(Given problem): Copy each line below that contains "matplotlib".
----
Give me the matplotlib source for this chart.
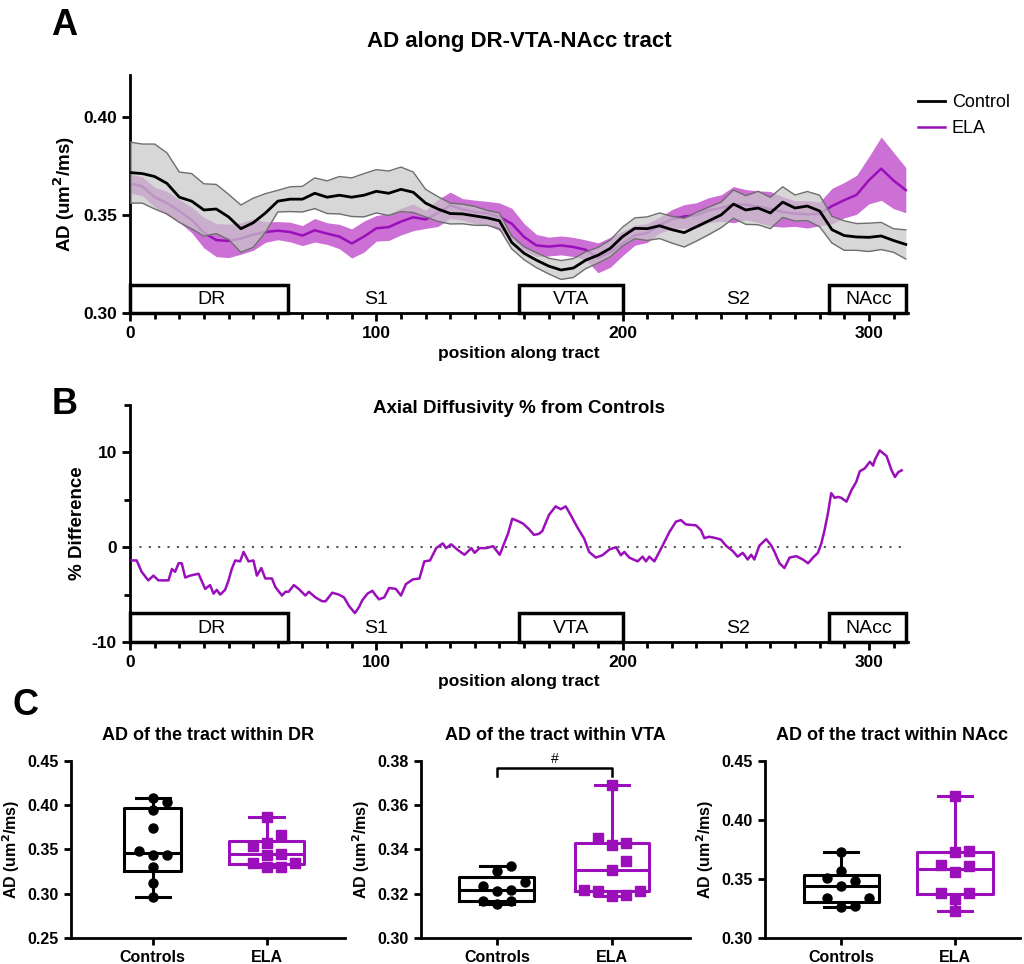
import numpy as np
import matplotlib.pyplot as plt
from matplotlib.patches import Rectangle

plt.rcParams['font.family'] = ['Liberation Sans', 'DejaVu Sans']
plt.rcParams['axes.linewidth'] = 2
plt.rcParams['axes.unicode_minus'] = False

PURPLE = '#9a0fba'
PURPLE_FILL = '#b833c4'

# ---- panel A: mean +/- sem along tract ----
pos = np.arange(0, 320, 5)
ctrl_mean = [0.3715, 0.371, 0.3695, 0.366, 0.359, 0.357, 0.3525, 0.353, 0.349, 0.343,
             0.346, 0.351, 0.357, 0.358, 0.358, 0.361, 0.359, 0.360, 0.359, 0.360,
             0.362, 0.361, 0.363, 0.3615, 0.356, 0.353, 0.3507, 0.3505, 0.3495, 0.3485,
             0.347, 0.336, 0.3305, 0.327, 0.324, 0.322, 0.323, 0.327, 0.3295, 0.333,
             0.339, 0.3432, 0.343, 0.3445, 0.3425, 0.341, 0.344, 0.347, 0.350, 0.3555,
             0.3525, 0.3535, 0.351, 0.3565, 0.3535, 0.3545, 0.352, 0.3425, 0.3395, 0.3388,
             0.3386, 0.3393, 0.337, 0.335]
ctrl_sem = [0.0155, 0.015, 0.0165, 0.0155, 0.0128, 0.014, 0.0133, 0.0125, 0.0115, 0.012,
            0.0125, 0.0098, 0.0055, 0.0063, 0.0065, 0.0078, 0.0083, 0.0095, 0.0098, 0.011,
            0.011, 0.0113, 0.0113, 0.0103, 0.007, 0.0063, 0.0053, 0.005, 0.0048, 0.0038,
            0.004, 0.0033, 0.0033, 0.0038, 0.004, 0.0048, 0.0048, 0.0043, 0.004, 0.0043,
            0.0048, 0.0053, 0.006, 0.0065, 0.0068, 0.0073, 0.0073, 0.007, 0.0065, 0.0072,
            0.0073, 0.0085, 0.008, 0.0078, 0.0066, 0.0074, 0.008, 0.0068, 0.0075, 0.0068,
            0.0072, 0.0069, 0.006, 0.0074]
ela_mean = [0.366, 0.3645, 0.359, 0.356, 0.352, 0.3475, 0.341, 0.3372, 0.3368, 0.338,
            0.340, 0.3413, 0.342, 0.3413, 0.3395, 0.3422, 0.3405, 0.339, 0.3355, 0.339,
            0.3432, 0.3438, 0.3466, 0.3488, 0.3477, 0.351, 0.3549, 0.3528, 0.3515, 0.3509,
            0.3491, 0.3455, 0.3388, 0.3345, 0.3339, 0.3345, 0.3337, 0.3323, 0.3282, 0.331,
            0.3355, 0.3397, 0.3408, 0.3448, 0.3478, 0.3492, 0.3498, 0.3524, 0.3535, 0.3552,
            0.3552, 0.3542, 0.3531, 0.3515, 0.3507, 0.3503, 0.3505, 0.3545, 0.3575, 0.3602,
            0.3676, 0.3735, 0.3675, 0.3626]
ela_sem = [0.0048, 0.0048, 0.005, 0.006, 0.0058, 0.0065, 0.0078, 0.0084, 0.0085, 0.008,
           0.008, 0.0052, 0.0046, 0.005, 0.0051, 0.006, 0.0055, 0.0062, 0.0074, 0.0079,
           0.0065, 0.0068, 0.0068, 0.0068, 0.0046, 0.0069, 0.0067, 0.0055, 0.006, 0.006,
           0.007, 0.0079, 0.0068, 0.0056, 0.0048, 0.0048, 0.0049, 0.005, 0.0076, 0.0076,
           0.0062, 0.0051, 0.0048, 0.004, 0.0049, 0.006, 0.0064, 0.0064, 0.0067, 0.0092,
           0.0077, 0.008, 0.0088, 0.0077, 0.0065, 0.007, 0.006, 0.009, 0.009, 0.0099,
           0.012, 0.0161, 0.0143, 0.0115]

# ---- panel B: % difference from controls ----
pct_x = [0.7, 2.7, 4.7, 7.4, 9.5, 11.5, 15.6, 17, 18.3, 19.7, 21, 22.4, 24.4, 27.8, 30.5,
         32.5, 33.9, 35.2, 36.6, 38.6, 40, 41.3, 42.7, 44.7, 46.1, 48.1, 50.1, 51.5, 53.3,
         54.9, 57.6, 59, 61.7, 63.1, 64.4, 66.5, 68.5, 71.2, 72.6, 75.3, 78, 79.4, 82.1,
         84.8, 86.9, 88.9, 91.3, 93, 94.3, 96.4, 98.4, 99.8, 101.1, 103.2, 105.2, 107.9,
         110, 112, 114.8, 117.5, 119.5, 121.8, 124.3, 127, 128.3, 130.4, 133.1, 135.8,
         138.6, 139.9, 141.9, 144.6, 147.4, 150.1, 153.5, 155.2, 157.5, 159.5, 162, 164,
         166, 167.4, 170.1, 172.8, 174.9, 176.9, 178.9, 181.6, 184.4, 186.4, 189.1, 191.8,
         194.6, 197.3, 199.3, 200.7, 202.7, 206.1, 208.1, 209.5, 210.8, 212.9, 216.3, 219,
         221.7, 223.7, 225.7, 229.8, 231.8, 233.2, 235.2, 237.9, 239.9, 242, 244.7, 246.7,
         248.8, 250.8, 252.2, 253.5, 255.5, 258.3, 260.3, 261.7, 263.7, 265.7, 267.8, 270.5,
         273.2, 275.3, 277.3, 279.3, 280.7, 282, 283.4, 284.7, 286.1, 287.5, 288.8, 290.9,
         292.9, 294.9, 296.3, 298.3, 300.4, 301.7, 302.4, 304.4, 307.2, 309.2, 310.6,
         311.9, 313.3]
pct_diff = [-1.4, -1.4, -2.6, -3.5, -3.0, -3.5, -3.5, -2.3, -2.6, -1.7, -1.7, -3.2, -3.0,
            -2.8, -4.4, -4.0, -4.9, -4.5, -5.0, -4.5, -3.5, -2.3, -1.4, -1.5, -0.5, -1.5,
            -1.4, -3.0, -2.2, -3.3, -3.3, -4.2, -5.1, -4.7, -4.7, -4.0, -4.4, -5.1, -4.7,
            -5.3, -5.7, -5.7, -4.8, -5.0, -5.3, -6.2, -6.95, -6.3, -5.6, -4.9, -4.6, -5.1,
            -5.5, -5.3, -4.3, -4.4, -5.1, -3.9, -3.4, -3.3, -1.5, -1.4, -0.1, 0.4, -0.1, 0.3,
            -0.3, -0.8, -0.1, -0.6, -0.1, -0.1, 0.1, -0.8, 1.45, 3.0, 2.75, 2.5, 1.9, 1.3,
            1.4, 1.7, 3.4, 4.3, 4.0, 4.3, 3.4, 2.1, 0.9, -0.5, -1.1, -0.85, -0.25, 0.0,
            -0.85, -0.5, -1.1, -1.5, -1.0, -1.5, -1.0, -1.5, 0.2, 1.6, 2.7, 2.85, 2.4, 2.3,
            1.8, 0.95, 1.1, 0.95, 0.8, 0.15, -0.4, -1.0, -0.6, -1.3, -0.8, -1.3, 0.15, 0.85,
            0.2, -0.5, -1.7, -2.2, -1.1, -0.95, -1.3, -1.7, -1.1, -0.6, 0.4, 1.8, 3.6, 5.7,
            5.2, 5.3, 5.2, 4.8, 6.0, 6.9, 8.0, 8.3, 9.0, 8.6, 9.2, 10.2, 9.6, 8.1, 7.4, 7.9,
            8.1]

# tract segments: name, start, end, boxed
regions = [('DR', 0, 64, True), ('S1', 64, 158, False), ('VTA', 158, 200, True),
           ('S2', 200, 284, False), ('NAcc', 284, 315, True)]
region_label_x = [33, 100, 179, 247, 300]

# ---- panel C: per-subject AD ----
dr_ctrl = [0.296, 0.312, 0.330, 0.343, 0.343, 0.348, 0.374, 0.394, 0.403, 0.408]
dr_ela = [0.3297, 0.3297, 0.3346, 0.3346, 0.344, 0.345, 0.354, 0.357, 0.3665, 0.386]
vta_ctrl = [0.3155, 0.3168, 0.3168, 0.3214, 0.3218, 0.3233, 0.3251, 0.3301, 0.3323]
vta_ela = [0.3191, 0.3195, 0.3214, 0.3214, 0.3218, 0.3308, 0.3346, 0.3421, 0.3429,
           0.3451, 0.3692]
nacc_ctrl = [0.3262, 0.3268, 0.3338, 0.3338, 0.3437, 0.3485, 0.3507, 0.3564, 0.3727]
nacc_ela = [0.3226, 0.333, 0.3381, 0.3381, 0.3555, 0.3606, 0.362, 0.3725, 0.3733, 0.4198]
groups = ['Controls', 'ELA']

fig = plt.figure(figsize=(10.24, 9.64), dpi=100)


def draw_regions(ax, height):
    for (name, a, b, boxed), lx in zip(regions, region_label_x):
        ylo = ax.get_ylim()[0]
        if boxed:
            ax.add_patch(Rectangle((a, ylo), b - a, height, facecolor='white',
                                   edgecolor='black', lw=2.5, zorder=5, clip_on=False))
        ax.text(lx, ylo + height * 0.47, name, ha='center', va='center', fontsize=14,
                zorder=6)


def style_line_axes(ax):
    ax.spines['top'].set_visible(False)
    ax.spines['right'].set_visible(False)
    ax.set_xlim(0, 316)
    ax.set_xticks([0, 100, 200, 300])
    ax.set_xticks(np.arange(0, 316, 10), minor=True)
    ax.tick_params(which='major', width=2, length=6, labelsize=12.5)
    ax.tick_params(which='minor', width=2, length=4)
    for lab in ax.get_xticklabels() + ax.get_yticklabels():
        lab.set_fontweight('bold')
    ax.set_xlabel('position along tract', fontsize=12.5, fontweight='bold', labelpad=3)


# panel A
axA = fig.add_axes([0.127, 0.675, 0.760, 0.247])
cm, cs = np.array(ctrl_mean), np.array(ctrl_sem)
em, es = np.array(ela_mean), np.array(ela_sem)
axA.fill_between(pos, em - es, em + es, color=PURPLE_FILL, alpha=0.7, lw=0, zorder=1)
axA.plot(pos, em, color=PURPLE, lw=1.8, zorder=2, label='ELA')
axA.fill_between(pos, cm - cs, cm + cs, color='#c8c8c8', alpha=0.72, lw=0, zorder=3)
axA.plot(pos, cm + cs, color='#6e6e6e', lw=1, zorder=3)
axA.plot(pos, cm - cs, color='#6e6e6e', lw=1, zorder=3)
axA.plot(pos, cm, color='black', lw=2, zorder=4, label='Control')
axA.set_ylim(0.30, 0.421)
axA.set_yticks([0.30, 0.35, 0.40])
axA.set_yticklabels(['0.30', '0.35', '0.40'])
style_line_axes(axA)
axA.set_ylabel('AD (um$^\\mathbf{2}$/ms)', fontsize=13.5, fontweight='bold')
axA.set_title('AD along DR-VTA-NAcc tract', fontsize=16, fontweight='bold', pad=20)
draw_regions(axA, 0.0145)
h, l = axA.get_legend_handles_labels()
axA.legend([h[1], h[0]], [l[1], l[0]], loc='upper left', bbox_to_anchor=(1.013, 0.92),
           frameon=False, fontsize=13, handlelength=1.45, handletextpad=0.4,
           labelspacing=0.5, borderpad=0, borderaxespad=0)

# panel B
axB = fig.add_axes([0.127, 0.334, 0.760, 0.246])
axB.plot(pct_x, pct_diff, color=PURPLE, lw=1.8, zorder=3)
axB.axhline(0, color='#555555', lw=1.5, ls=(0, (1, 3.5)), zorder=1)
axB.set_ylim(-10, 15)
axB.set_yticks([-10, 0, 10])
axB.set_yticks([-5, 5, 15], minor=True)
axB.tick_params(axis='y', which='minor', length=6)
style_line_axes(axB)
axB.set_ylabel('% Difference', fontsize=13.5, fontweight='bold')
axB.text(0.5, 0.985, 'Axial Diffusivity % from Controls', transform=axB.transAxes,
         ha='center', va='center', fontsize=13.5, fontweight='bold')
draw_regions(axB, 3.05)

fig.text(0.063, 0.974, 'A', fontsize=26, fontweight='bold', ha='center', va='center')
fig.text(0.063, 0.580, 'B', fontsize=26, fontweight='bold', ha='center', va='center')
fig.text(0.025, 0.268, 'C', fontsize=26, fontweight='bold', ha='center', va='center')


def swarm(ax, x0, vals, step_px=14, size_px=9.5):
    tr = ax.transData
    placed = []
    out = []
    for v in vals:
        px0, py = tr.transform((x0, v))
        k = 0
        while True:
            cand = [0] if k == 0 else [k, -k]
            done = False
            for c in cand:
                px = px0 + c * step_px
                if all(abs(px - qx) >= size_px - 0.1 or abs(py - qy) >= size_px
                       for qx, qy in placed):
                    placed.append((px, py))
                    out.append(tr.inverted().transform((px, py))[0])
                    done = True
                    break
            if done:
                break
            k += 1
    return out


def box_panel(rect, title, ctrl, ela, ylim, yticks, widths, xlim):
    ax = fig.add_axes(rect)
    ax.set_xlim(*xlim)
    ax.set_ylim(*ylim)
    stats = []
    for vals in (ctrl, ela):
        v = np.sort(np.asarray(vals))
        q1, med, q3 = np.percentile(v, [25, 50, 75], method='weibull')
        stats.append(dict(med=med, q1=q1, q3=q3, whislo=v.min(), whishi=v.max(),
                          fliers=[]))
    bp = ax.bxp(stats, positions=[0, 1], widths=widths, capwidths=[0.3, 0.3],
                showfliers=False, manage_ticks=False)
    for i, col in enumerate(['black', PURPLE]):
        bp['boxes'][i].set(color=col, lw=2.2)
        bp['medians'][i].set(color=col, lw=2.2)
        for j in (2 * i, 2 * i + 1):
            bp['whiskers'][j].set(color=col, lw=2.2)
            bp['caps'][j].set(color=col, lw=2.2)
    for i, (vals, col, mk) in enumerate([(ctrl, 'black', 'o'), (ela, PURPLE, 's')]):
        vs = sorted(vals)
        xs = swarm(ax, i, vs)
        ax.plot(xs, vs, ls='none', marker=mk, ms=6.5, color=col, zorder=4)
    ax.spines['top'].set_visible(False)
    ax.spines['right'].set_visible(False)
    ax.set_yticks(yticks)
    ax.set_yticklabels(['{:.2f}'.format(t) for t in yticks])
    ax.set_xticks([0, 1])
    ax.set_xticklabels(groups)
    ax.tick_params(width=2, length=5, labelsize=11.5)
    for lab in ax.get_xticklabels() + ax.get_yticklabels():
        lab.set_fontweight('bold')
    ax.set_ylabel('AD (um$^\\mathbf{2}$/ms)', fontsize=11.5, fontweight='bold')
    ax.set_title(title, fontsize=13, fontweight='bold', pad=15)
    return ax


box_panel([0.069, 0.027, 0.268, 0.184], 'AD of the tract within DR', dr_ctrl, dr_ela,
          (0.25, 0.45), [0.25, 0.30, 0.35, 0.40, 0.45], [0.5, 0.66], (-0.72, 1.69))
axC2 = box_panel([0.411, 0.027, 0.263, 0.184], 'AD of the tract within VTA', vta_ctrl,
                 vta_ela, (0.30, 0.38), [0.30, 0.32, 0.34, 0.36, 0.38], [0.65, 0.65],
                 (-0.66, 1.68))
axC2.plot([0, 0, 1, 1], [0.3732, 0.3767, 0.3767, 0.3732], color='black', lw=1.8,
          clip_on=False)
axC2.text(0.5, 0.3775, '#', ha='center', va='bottom', fontsize=10)
box_panel([0.747, 0.027, 0.249, 0.184], 'AD of the tract within NAcc', nacc_ctrl,
          nacc_ela, (0.30, 0.45), [0.30, 0.35, 0.40, 0.45], [0.66, 0.66], (-0.67, 1.57))

fig.savefig('out.png', dpi=100)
----
(Expected answer):
Give me the matplotlib source for this chart.
import matplotlib.pyplot as plt
from matplotlib.patches import Rectangle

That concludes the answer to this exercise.